• Records to use
## Start
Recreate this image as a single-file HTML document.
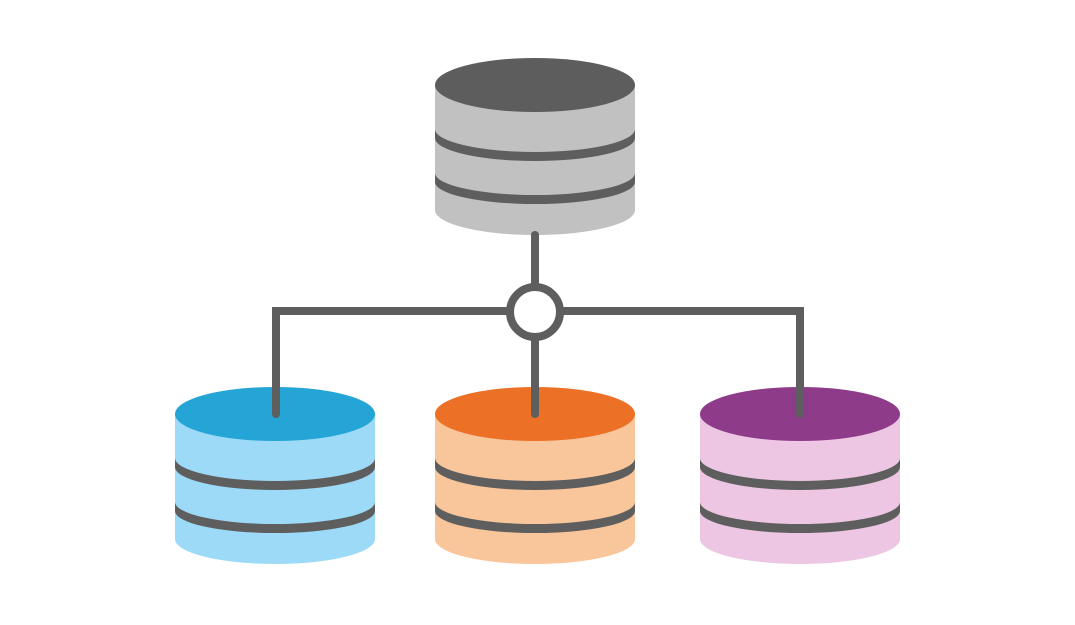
<!DOCTYPE html>
<html><head><style>body{margin:0;background:#fff}svg{display:block}</style></head><body>
<svg width="1075" height="625" viewBox="0 0 1075 625" xmlns="http://www.w3.org/2000/svg">
<defs>
<g id="cyl">
<path d="M0 0 V125 A100 25 0 0 0 200 125 V0 Z" fill="var(--b)"/>
<ellipse cx="100" cy="0" rx="100" ry="27" fill="var(--t)"/>
<path d="M0 44 A100 23 0 0 0 200 44 V53 A100 23 0 0 1 0 53 Z" fill="#5e5e5e"/>
<path d="M0 88 A100 22 0 0 0 200 88 V97 A100 22 0 0 1 0 97 Z" fill="#5e5e5e"/>
</g>
</defs>
<g transform="translate(435,85)" style="--b:#c1c1c1;--t:#5d5d5d"><use href="#cyl"/></g>
<g transform="translate(175,414)" style="--b:#9ddaf7;--t:#24a5d6"><use href="#cyl"/></g>
<g transform="translate(435,414)" style="--b:#f9c59b;--t:#ec7127"><use href="#cyl"/></g>
<g transform="translate(700,414)" style="--b:#ecc6e2;--t:#8e3b8a"><use href="#cyl"/></g>
<g fill="none" stroke="#5e5e5e" stroke-width="8" stroke-linecap="round" stroke-linejoin="miter">
<path d="M535 235 V288"/>
<path d="M535 336 V414"/>
<path d="M276 414 V311 H511"/>
<path d="M800 414 V311 H559"/>
<circle cx="535" cy="312" r="25" fill="#fff"/>
</g>
</svg>
</body></html>
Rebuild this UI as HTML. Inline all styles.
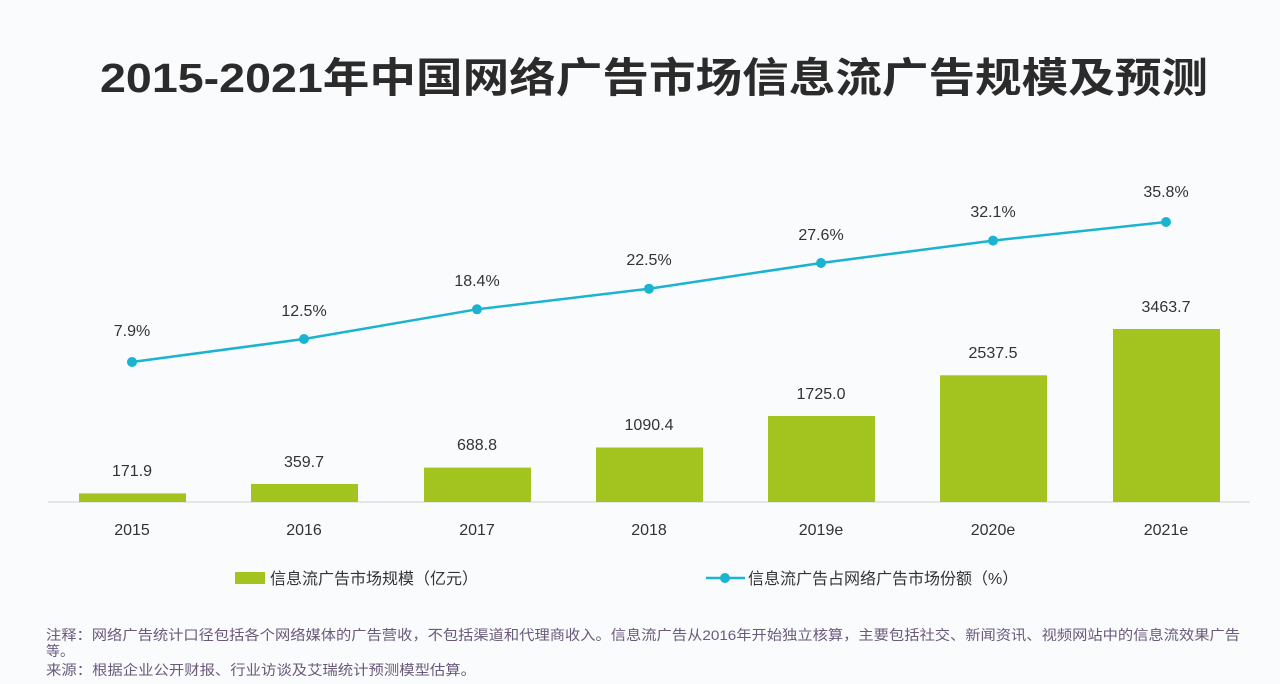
<!DOCTYPE html>
<html><head><meta charset="utf-8"><style>
body{margin:0;background:#fafbfd;}
svg{display:block}
text{font-family:"Liberation Sans","Noto Sans CJK SC",sans-serif;}
</style></head><body>
<svg width="1280" height="684" viewBox="0 0 1280 684">
<rect width="1280" height="684" fill="#fafbfd"/>
<text x="654" y="92" text-anchor="middle" font-size="41" font-weight="bold" fill="#2b2b2b" textLength="1108" lengthAdjust="spacingAndGlyphs">2015-2021年中国网络广告市场信息流广告规模及预测</text>
<line x1="48" y1="502" x2="1250" y2="502" stroke="#cfcfcf" stroke-width="1"/>
<g fill="#a3c41f">
<rect x="79" y="493.4" width="107" height="8.6"/>
<rect x="251" y="484" width="107" height="18"/>
<rect x="424" y="467.6" width="107" height="34.4"/>
<rect x="596" y="447.5" width="107" height="54.5"/>
<rect x="768" y="416" width="107" height="86"/>
<rect x="940" y="375.3" width="107" height="126.7"/>
<rect x="1113" y="329" width="107" height="173"/>
</g>
<g font-size="16" fill="#333" text-anchor="middle">
<text x="132" y="476">171.9</text>
<text x="304" y="467">359.7</text>
<text x="477" y="450">688.8</text>
<text x="649" y="430">1090.4</text>
<text x="821" y="399">1725.0</text>
<text x="993" y="358">2537.5</text>
<text x="1166" y="312">3463.7</text>
<text x="132" y="336">7.9%</text>
<text x="304" y="316">12.5%</text>
<text x="477" y="286">18.4%</text>
<text x="649" y="265">22.5%</text>
<text x="821" y="240">27.6%</text>
<text x="993" y="217">32.1%</text>
<text x="1166" y="197">35.8%</text>
<text x="132" y="535">2015</text>
<text x="304" y="535">2016</text>
<text x="477" y="535">2017</text>
<text x="649" y="535">2018</text>
<text x="821" y="535">2019e</text>
<text x="993" y="535">2020e</text>
<text x="1166" y="535">2021e</text>
</g>
<polyline points="132,362 304,339 477,309.3 649,288.7 821,263 993,240.6 1166,222" fill="none" stroke="#1ab3d0" stroke-width="2.5"/>
<g fill="#1ab3d0">
<circle cx="132" cy="362" r="5"/><circle cx="304" cy="339" r="5"/><circle cx="477" cy="309.3" r="5"/><circle cx="649" cy="288.7" r="5"/><circle cx="821" cy="263" r="5"/><circle cx="993" cy="240.6" r="5"/><circle cx="1166" cy="222" r="5"/>
</g>
<rect x="235" y="572" width="30" height="12" fill="#a3c41f"/>
<text x="270" y="584" font-size="16" fill="#333">信息流广告市场规模（亿元）</text>
<line x1="706" y1="578" x2="745" y2="578" stroke="#1ab3d0" stroke-width="2.5"/>
<circle cx="725" cy="578" r="5" fill="#1ab3d0"/>
<text x="748" y="584" font-size="16" fill="#333">信息流广告占网络广告市场份额（%）</text>
<g font-size="14" fill="#6a5a7a">
<text x="46" y="640" textLength="1194" lengthAdjust="spacingAndGlyphs">注释：网络广告统计口径包括各个网络媒体的广告营收，不包括渠道和代理商收入。信息流广告从2016年开始独立核算，主要包括社交、新闻资讯、视频网站中的信息流效果广告</text>
<text x="46" y="656">等。</text>
<text x="46" y="675" textLength="430" lengthAdjust="spacingAndGlyphs">来源：根据企业公开财报、行业访谈及艾瑞统计预测模型估算。</text>
</g>
</svg>
</body></html>
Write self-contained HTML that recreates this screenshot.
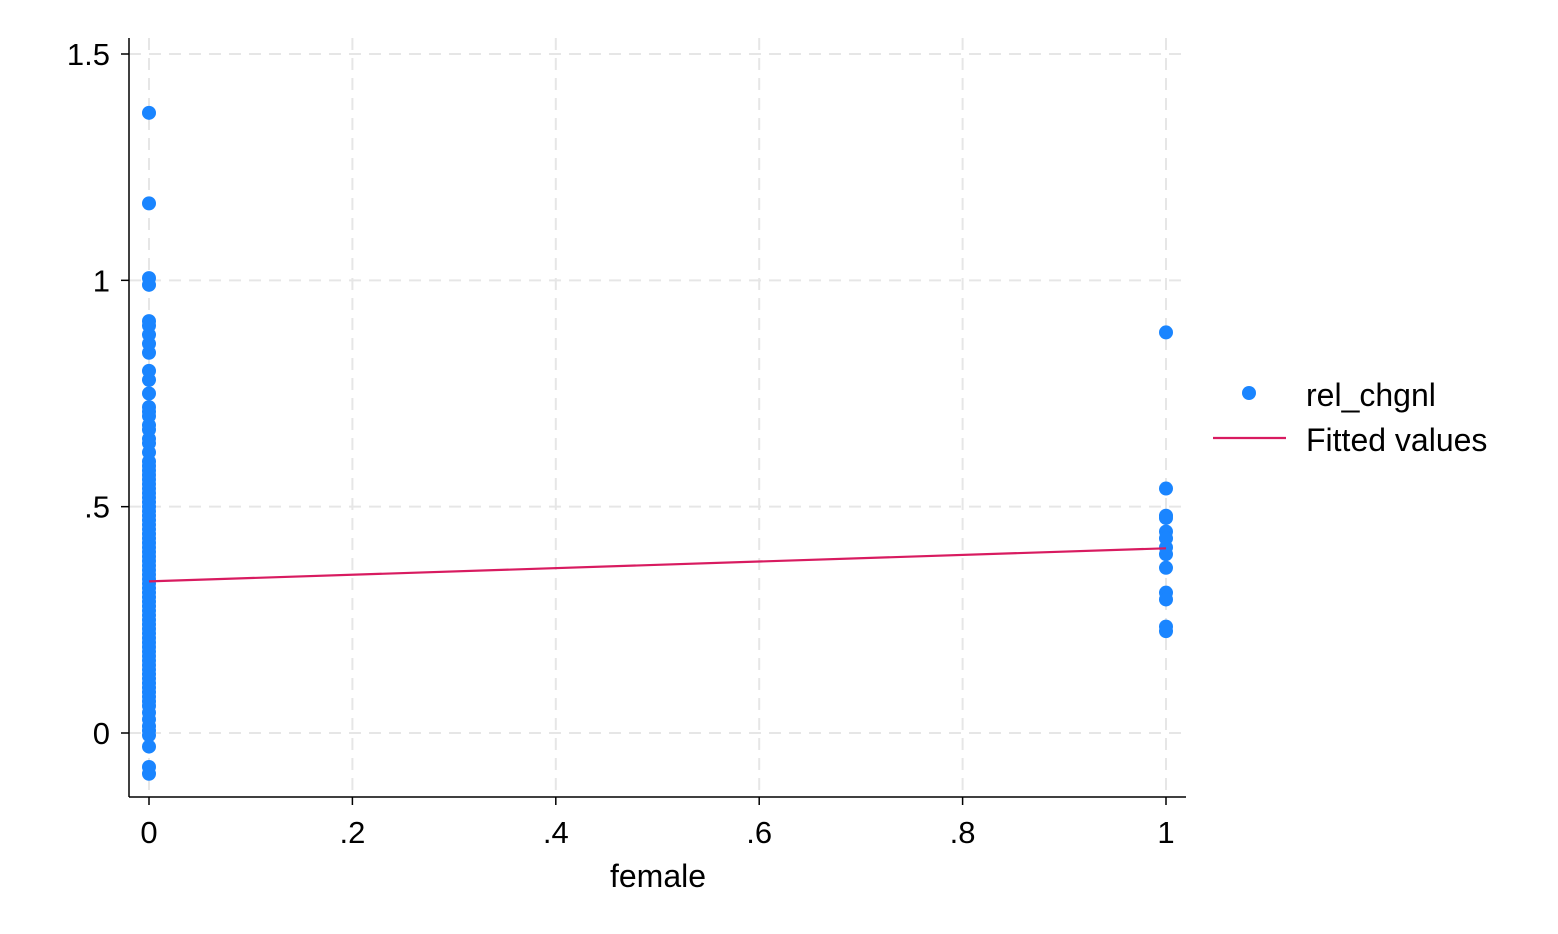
<!DOCTYPE html>
<html><head><meta charset="utf-8"><style>
body{margin:0;background:#fff;}
svg{display:block;font-family:"Liberation Sans",Arial,sans-serif;}
</style></head><body>
<svg id="chart" width="1558" height="934" viewBox="0 0 1558 934">
<rect width="1558" height="934" fill="#fff"/>
<g id="grid"></g>
<g id="axes"></g>
<g id="marks"></g>
<g id="legend">
<circle cx="1249" cy="393" r="7" fill="#1a85ff"/>
<text x="1306" y="406" font-size="32" fill="#000">rel_chgnl</text>
<line x1="1213" y1="438" x2="1286" y2="438" stroke="#d81b60" stroke-width="2.2"/>
<text x="1306" y="451" font-size="32" fill="#000">Fitted values</text>
</g>
<text x="658" y="887" font-size="32" text-anchor="middle">female</text>
</svg>
<script>
const xTicks=[0,0.2,0.4,0.6,0.8,1];
const xTickLabels=["0",".2",".4",".6",".8","1"];
const yTicks=[0,0.5,1,1.5];
const yTickLabels=["0",".5","1","1.5"];
const male=[-0.09,-0.075,-0.03,-0.005,0.005,0.015,0.03,0.045,0.06,0.07,0.08,0.09,0.1,0.11,0.12,0.13,0.14,0.15,0.16,0.17,0.18,0.19,0.2,0.21,0.22,0.23,0.24,0.25,0.26,0.27,0.28,0.29,0.3,0.31,0.32,0.33,0.34,0.35,0.36,0.37,0.38,0.39,0.4,0.41,0.42,0.43,0.44,0.45,0.46,0.47,0.48,0.49,0.5,0.51,0.52,0.53,0.54,0.55,0.56,0.57,0.58,0.59,0.6,0.62,0.64,0.65,0.67,0.68,0.7,0.71,0.72,0.75,0.78,0.8,0.84,0.86,0.88,0.9,0.91,0.99,1.005,1.17,1.37];
const female=[0.885,0.54,0.48,0.475,0.445,0.43,0.41,0.395,0.365,0.31,0.295,0.235,0.225];
const fitX=[0,1];
const fitY=[0.335,0.408];
const NS="http://www.w3.org/2000/svg";
const X=v=>149+v*(1166-149);
const Y=v=>733-v*(733-54)/1.5;
function mk(tag,attrs,parent,text){const e=document.createElementNS(NS,tag);for(const k in attrs)e.setAttribute(k,attrs[k]);if(text!==undefined)e.textContent=text;document.getElementById(parent).appendChild(e);return e;}
xTicks.forEach((t,i)=>{
 let g=mk('line',{x1:X(t),x2:X(t),y1:38,y2:797,stroke:'#e6e6e6','stroke-width':2,'stroke-dasharray':'12,8'},'grid');
 
 
 let tk=mk('line',{x1:X(t),x2:X(t),y1:797,y2:805,stroke:'#000','stroke-width':1.5},'axes');
 
 
 let l=mk('text',{x:X(t),y:843,'font-size':31,'text-anchor':'middle'},'axes',xTickLabels[i]);
 
 
});
yTicks.forEach((t,i)=>{
 let g=mk('line',{x1:129,x2:1185,y1:Y(t),y2:Y(t),stroke:'#e6e6e6','stroke-width':2,'stroke-dasharray':'12,8'},'grid');
 
 
 let tk=mk('line',{x1:121,x2:129,y1:Y(t),y2:Y(t),stroke:'#000','stroke-width':1.5},'axes');
 
 
 let l=mk('text',{x:110,y:Y(t)+11,'font-size':31,'text-anchor':'end'},'axes',yTickLabels[i]);
 
 
});
let ya=mk('line',{x1:129,x2:129,y1:38,y2:797,stroke:'#000','stroke-width':1.5},'axes');


let xa=mk('line',{x1:129,x2:1186,y1:797,y2:797,stroke:'#000','stroke-width':1.5},'axes');


male.forEach(v=>{let c=mk('circle',{cx:X(0),cy:Y(v),r:7,fill:'#1a85ff'},'marks');
 
 });
female.forEach(v=>{let c=mk('circle',{cx:X(1),cy:Y(v),r:7,fill:'#1a85ff'},'marks');
 
 });
let fl=mk('line',{x1:X(fitX[0]),y1:Y(fitY[0]),x2:X(fitX[1]),y2:Y(fitY[1]),stroke:'#d81b60','stroke-width':2.2},'marks');


</script>
</body></html>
## End
• Written request
Scan the listing above. Collect all lines with the word "this".

• Exercise result
Recreate this image as a single-file HTML document.
Rebuild this UI as HTML. Inline all styles.
Write self-contained HTML that recreates this screenshot.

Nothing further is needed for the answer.